◆ Information supplied ◆
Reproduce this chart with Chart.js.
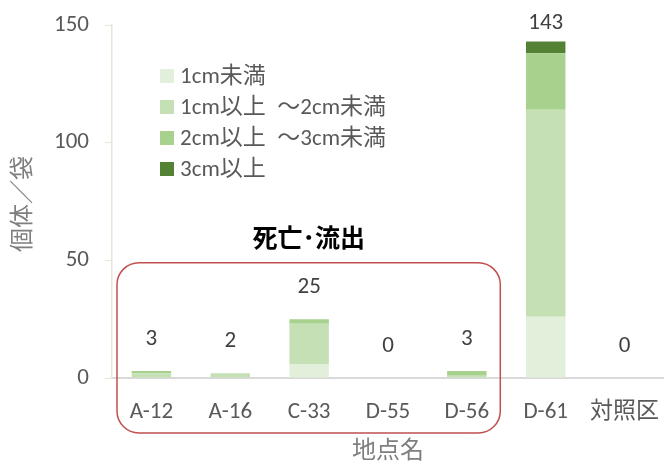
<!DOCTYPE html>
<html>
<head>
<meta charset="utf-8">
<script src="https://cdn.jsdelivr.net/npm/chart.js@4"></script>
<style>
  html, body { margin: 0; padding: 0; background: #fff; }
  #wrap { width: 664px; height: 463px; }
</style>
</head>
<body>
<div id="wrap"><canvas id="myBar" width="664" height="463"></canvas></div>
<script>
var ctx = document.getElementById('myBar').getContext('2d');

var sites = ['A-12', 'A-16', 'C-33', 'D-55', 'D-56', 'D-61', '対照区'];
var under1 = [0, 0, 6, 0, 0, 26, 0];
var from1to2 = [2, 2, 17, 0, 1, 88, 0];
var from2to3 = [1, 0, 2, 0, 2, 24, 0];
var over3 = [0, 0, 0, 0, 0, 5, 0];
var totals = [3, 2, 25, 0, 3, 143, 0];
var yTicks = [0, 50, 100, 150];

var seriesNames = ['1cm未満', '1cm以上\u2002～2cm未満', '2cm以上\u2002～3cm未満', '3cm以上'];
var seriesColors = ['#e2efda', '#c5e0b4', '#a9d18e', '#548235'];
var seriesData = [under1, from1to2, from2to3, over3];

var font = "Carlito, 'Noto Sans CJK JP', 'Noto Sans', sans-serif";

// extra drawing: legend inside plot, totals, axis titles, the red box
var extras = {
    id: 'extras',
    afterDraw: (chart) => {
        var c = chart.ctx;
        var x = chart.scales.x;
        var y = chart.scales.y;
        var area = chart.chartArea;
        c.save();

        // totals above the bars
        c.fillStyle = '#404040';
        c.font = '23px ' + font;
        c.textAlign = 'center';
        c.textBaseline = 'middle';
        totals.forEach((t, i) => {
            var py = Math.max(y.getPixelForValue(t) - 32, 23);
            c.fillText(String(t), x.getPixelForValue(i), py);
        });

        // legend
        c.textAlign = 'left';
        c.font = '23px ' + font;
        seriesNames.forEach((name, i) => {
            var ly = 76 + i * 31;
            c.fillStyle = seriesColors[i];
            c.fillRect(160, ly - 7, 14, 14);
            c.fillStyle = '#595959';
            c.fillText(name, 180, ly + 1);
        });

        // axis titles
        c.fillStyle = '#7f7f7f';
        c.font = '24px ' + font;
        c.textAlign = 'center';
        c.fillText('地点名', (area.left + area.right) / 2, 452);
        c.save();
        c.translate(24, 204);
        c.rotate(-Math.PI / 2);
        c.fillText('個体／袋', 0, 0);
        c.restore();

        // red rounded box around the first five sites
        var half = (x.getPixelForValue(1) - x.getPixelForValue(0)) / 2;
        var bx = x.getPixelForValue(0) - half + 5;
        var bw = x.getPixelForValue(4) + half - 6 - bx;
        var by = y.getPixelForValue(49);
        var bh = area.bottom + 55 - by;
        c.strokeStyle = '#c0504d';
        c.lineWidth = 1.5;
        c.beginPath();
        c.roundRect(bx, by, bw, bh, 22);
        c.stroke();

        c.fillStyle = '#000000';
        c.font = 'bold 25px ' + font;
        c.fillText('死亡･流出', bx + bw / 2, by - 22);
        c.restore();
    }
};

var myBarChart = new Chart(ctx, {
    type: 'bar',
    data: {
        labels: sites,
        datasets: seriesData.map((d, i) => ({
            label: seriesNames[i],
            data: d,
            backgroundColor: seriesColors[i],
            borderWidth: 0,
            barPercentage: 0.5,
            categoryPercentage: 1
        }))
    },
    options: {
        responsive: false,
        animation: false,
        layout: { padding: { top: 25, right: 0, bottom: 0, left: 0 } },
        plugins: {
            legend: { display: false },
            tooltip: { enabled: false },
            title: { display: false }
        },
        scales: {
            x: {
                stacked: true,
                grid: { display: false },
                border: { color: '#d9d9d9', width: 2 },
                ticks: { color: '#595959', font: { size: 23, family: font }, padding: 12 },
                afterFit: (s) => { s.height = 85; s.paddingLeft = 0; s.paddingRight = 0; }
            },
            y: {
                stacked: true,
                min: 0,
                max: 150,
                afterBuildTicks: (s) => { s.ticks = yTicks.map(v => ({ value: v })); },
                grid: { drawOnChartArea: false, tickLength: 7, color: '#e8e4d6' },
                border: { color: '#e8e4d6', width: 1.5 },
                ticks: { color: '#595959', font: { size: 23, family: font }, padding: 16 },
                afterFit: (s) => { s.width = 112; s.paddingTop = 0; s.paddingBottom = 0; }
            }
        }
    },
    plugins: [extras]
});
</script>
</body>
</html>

◆ Exercise requirements ◆
Leave out the pictures and copy the rest of the material above exactly.

◆ Correct answer ◆
Reproduce this chart with Chart.js.
<!DOCTYPE html>
<html>
<head>
<meta charset="utf-8">
<script src="https://cdn.jsdelivr.net/npm/chart.js@4"></script>
<style>
  html, body { margin: 0; padding: 0; background: #fff; }
  #wrap { width: 664px; height: 463px; }
</style>
</head>
<body>
<div id="wrap"><canvas id="myBar" width="664" height="463"></canvas></div>
<script>
var ctx = document.getElementById('myBar').getContext('2d');

var sites = ['A-12', 'A-16', 'C-33', 'D-55', 'D-56', 'D-61', '対照区'];
var under1 = [0, 0, 6, 0, 0, 26, 0];
var from1to2 = [2, 2, 17, 0, 1, 88, 0];
var from2to3 = [1, 0, 2, 0, 2, 24, 0];
var over3 = [0, 0, 0, 0, 0, 5, 0];
var totals = [3, 2, 25, 0, 3, 143, 0];
var yTicks = [0, 50, 100, 150];

var seriesNames = ['1cm未満', '1cm以上\u2002～2cm未満', '2cm以上\u2002～3cm未満', '3cm以上'];
var seriesColors = ['#e2efda', '#c5e0b4', '#a9d18e', '#548235'];
var seriesData = [under1, from1to2, from2to3, over3];

var font = "Carlito, 'Noto Sans CJK JP', 'Noto Sans', sans-serif";

// extra drawing: legend inside plot, totals, axis titles, the red box
var extras = {
    id: 'extras',
    afterDraw: (chart) => {
        var c = chart.ctx;
        var x = chart.scales.x;
        var y = chart.scales.y;
        var area = chart.chartArea;
        c.save();

        // totals above the bars
        c.fillStyle = '#404040';
        c.font = '23px ' + font;
        c.textAlign = 'center';
        c.textBaseline = 'middle';
        totals.forEach((t, i) => {
            var py = Math.max(y.getPixelForValue(t) - 32, 23);
            c.fillText(String(t), x.getPixelForValue(i), py);
        });

        // legend
        c.textAlign = 'left';
        c.font = '23px ' + font;
        seriesNames.forEach((name, i) => {
            var ly = 76 + i * 31;
            c.fillStyle = seriesColors[i];
            c.fillRect(160, ly - 7, 14, 14);
            c.fillStyle = '#595959';
            c.fillText(name, 180, ly + 1);
        });

        // axis titles
        c.fillStyle = '#7f7f7f';
        c.font = '24px ' + font;
        c.textAlign = 'center';
        c.fillText('地点名', (area.left + area.right) / 2, 452);
        c.save();
        c.translate(24, 204);
        c.rotate(-Math.PI / 2);
        c.fillText('個体／袋', 0, 0);
        c.restore();

        // red rounded box around the first five sites
        var half = (x.getPixelForValue(1) - x.getPixelForValue(0)) / 2;
        var bx = x.getPixelForValue(0) - half + 5;
        var bw = x.getPixelForValue(4) + half - 6 - bx;
        var by = y.getPixelForValue(49);
        var bh = area.bottom + 55 - by;
        c.strokeStyle = '#c0504d';
        c.lineWidth = 1.5;
        c.beginPath();
        c.roundRect(bx, by, bw, bh, 22);
        c.stroke();

        c.fillStyle = '#000000';
        c.font = 'bold 25px ' + font;
        c.fillText('死亡･流出', bx + bw / 2, by - 22);
        c.restore();
    }
};

var myBarChart = new Chart(ctx, {
    type: 'bar',
    data: {
        labels: sites,
        datasets: seriesData.map((d, i) => ({
            label: seriesNames[i],
            data: d,
            backgroundColor: seriesColors[i],
            borderWidth: 0,
            barPercentage: 0.5,
            categoryPercentage: 1
        }))
    },
    options: {
        responsive: false,
        animation: false,
        layout: { padding: { top: 25, right: 0, bottom: 0, left: 0 } },
        plugins: {
            legend: { display: false },
            tooltip: { enabled: false },
            title: { display: false }
        },
        scales: {
            x: {
                stacked: true,
                grid: { display: false },
                border: { color: '#d9d9d9', width: 2 },
                ticks: { color: '#595959', font: { size: 23, family: font }, padding: 12 },
                afterFit: (s) => { s.height = 85; s.paddingLeft = 0; s.paddingRight = 0; }
            },
            y: {
                stacked: true,
                min: 0,
                max: 150,
                afterBuildTicks: (s) => { s.ticks = yTicks.map(v => ({ value: v })); },
                grid: { drawOnChartArea: false, tickLength: 7, color: '#e8e4d6' },
                border: { color: '#e8e4d6', width: 1.5 },
                ticks: { color: '#595959', font: { size: 23, family: font }, padding: 16 },
                afterFit: (s) => { s.width = 112; s.paddingTop = 0; s.paddingBottom = 0; }
            }
        }
    },
    plugins: [extras]
});
</script>
</body>
</html>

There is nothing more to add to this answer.